Emotion management is a process used to modify one’s emotional expressions, experiences, and physiology and the circumstances eliciting the emotions to produce appropriate responses to environmental and organizational demands (Aldao, 2013; Hochschild, 1990). The use of emotion management is especially true in the service industry, where there are rules for emotional expression (Diefendorff, Richard, & Croyle, 2006) and the workplace will govern when and how specific emotions should be expressed. The process of emotion management typically involves two practices: behaviors suppressing any negative emotions one is feeling and faking positive emotions that one is not truly feeling (Glomb & Tews, 2004; Sliter, Jex, Wolford, & McInnerney, 2010).

One reason an employee may have the need to engage in behaviors where faking positive emotions is required is when dealing with rudeness and incivility, a growing problem that can have notable consequences at the individual, group and organization level (Porath, 2018). Researchers (e.g., Pearson Andersson, & Porath, 2000; Sears & Humiston, 2015) have found that nearly half of workers report having been treated rudely at work weekly, while Reio and Ghosh (2009) discovered that 54% of respondents in their study admitted to instigating uncivil behaviors, such as saying something hurtful towards someone in the workplace, once a year or more. Workplace incivility is defined as low-intensity deviant behavior that departs from norms of mutual respect, with ambiguous intentions to harm (Andersson & Pearson, 1999). Workplace incivility can come from a number of sources, ranging from supervisors and coworkers (Reio & Sanders-Reio, 2011) to customers and vendors (Hochschild, 1990). Importantly, it has been shown to have negative influences on those who either witness, directly experience, or instigate it (Cortina, Magley, Williams, & Langhout, 2001; Reio & Ghosh, 2009). As posited by Andersson and Pearson’s Tit-for-Tat Theory of Incivility, isolated instances of uncivil behavior can lead to responses-in-kind to instigators.
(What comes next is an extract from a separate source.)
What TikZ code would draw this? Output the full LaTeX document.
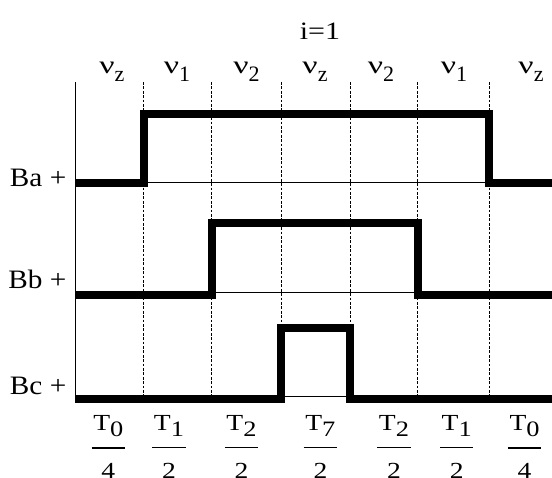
\documentclass[tikz,border=0pt]{standalone}
\usepackage{graphicx}
\usepackage{fontspec}
\setmainfont{Liberation Serif}
\usetikzlibrary{positioning}
% sector vector: wide nu with lowered index
\newcommand{\vlab}[1]{\fontsize{12.5}{14}\selectfont\scalebox{1.35}[1]{ν}\raisebox{-4pt}{\fontsize{11}{13}\selectfont #1}}
% sector duration as a stacked fraction
\newcommand{\durfrac}[2]{\vbox{\baselineskip=0pt\lineskip=0pt\lineskiplimit=0pt
  \halign{\hfil##\hfil\cr \scalebox{1.2}[1]{T\raisebox{-3.3pt}{\fontsize{11}{13}\selectfont #1}}\cr
  \noalign{\kern 4.95pt}\rule{16.7pt}{0.8pt}\cr\noalign{\kern 7.4pt}\scalebox{1.2}[1]{#2}\cr}}}

\begin{document}
\begin{tikzpicture}[x=0.5pt,y=-0.5pt, every node/.style={inner sep=0pt}]
\tikzset{wave/.style={line width=4pt,line join=miter},
  slot/.style={line width=0.5pt,dash pattern=on 1.4pt off 0.8pt},
  level/.style={line width=0.5pt},
  phase/.style={anchor=base east,font=\fontsize{13.3}{15}\selectfont},
  sector/.style={anchor=base},
  dur/.style={anchor=base,font=\fontsize{11.5}{14}\selectfont}}
\useasboundingbox (0,0) rectangle (552,477);
% axis and sector boundaries
\draw[level] (75.7,82) -- (75.7,403);
\draw[slot] (143.7,82) -- (143.7,396);
\draw[slot] (211.7,82) -- (211.7,396);
\draw[slot] (281,82) -- (281,396);
\draw[slot] (350,82) -- (350,396);
\draw[slot] (417.5,82) -- (417.5,396);
\draw[slot] (489,82) -- (489,396);
% phase levels
\draw[level] (75.7,182) -- (552,182);
\draw[level] (75.7,292) -- (552,292);
\draw[level] (75.7,396) -- (552,396);
% switching pulses
\draw[wave] (75.7,183) -- (143.7,183) -- (143.7,114) -- (489,114) -- (489,183) -- (556,183);
\draw[wave] (75.7,295) -- (211.7,295) -- (211.7,223) -- (417.5,223) -- (417.5,295) -- (556,295);
\draw[wave] (75.7,399) -- (281,399) -- (281,328) -- (350,328) -- (350,399) -- (556,399);
% labels
\node[anchor=base,font=\fontsize{12.5}{14}\selectfont] (title) at (320,39.3) {\scalebox{1.2}[1]{i=1}};
\node[phase] (ba) at (66.7,186) {\scalebox{1.1}[1]{Ba +}};
\node[phase] (bb) at (66.7,288) {\scalebox{1.1}[1]{Bb +}};
\node[phase] (bc) at (66.7,394) {\scalebox{1.1}[1]{Bc +}};
\node[sector] (vz0) at (111.9,73.3) {\vlab{z}};
\node[sector] (v10) at (177,73.3) {\vlab{1}};
\node[sector] (v20) at (246.6,73.3) {\vlab{2}};
\node[sector] (vz1) at (315,73.3) {\vlab{z}};
\node[sector] (v21) at (381,73.3) {\vlab{2}};
\node[sector] (v11) at (454,73.3) {\vlab{1}};
\node[sector] (vz2) at (531,73.3) {\vlab{z}};
% sector durations
\node[dur] (t00) at (108.3,478.5) {\durfrac{0}{4}};
\node[dur] (t10) at (169,478.5) {\durfrac{1}{2}};
\node[dur] (t20) at (241.5,478.5) {\durfrac{2}{2}};
\node[dur] (t7) at (320.4,478.5) {\durfrac{7}{2}};
\node[dur] (t21) at (394,478.5) {\durfrac{2}{2}};
\node[dur] (t11) at (456.7,478.5) {\durfrac{1}{2}};
\node[dur] (t01) at (524.6,478.5) {\durfrac{0}{4}};
\end{tikzpicture}
\end{document}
For example, Rosen, Koopman, Gabriel, & Johnson, (2016), using an experience-sampling design, found experiencing incivility earlier in the day was linked to decreased self-control (ego depletion), which in in turn was linked to instigated behavior later in the day. Overall, these responses-in-kind from targets to instigators can lead to the escalation of more intentional, harmful patterns of behavior like bullying, and eventually physical violence, as predicted by incivility theory (Andersson & Porath, 1999; Cortina et al., 2001).

Incivility has been associated with many negative occupational, psychological, and organizational outcomes, as well as issues with physical health (Lim & Cortina, 2005; Sears & Humiston, 2015). Regulating emotion is associated with stress, emotional exhaustion and negative physical symptoms (Schaubroeck & Jones, 2000) that can dampen job satisfaction (Welbourne Gangadharan, & Esparza, 2016).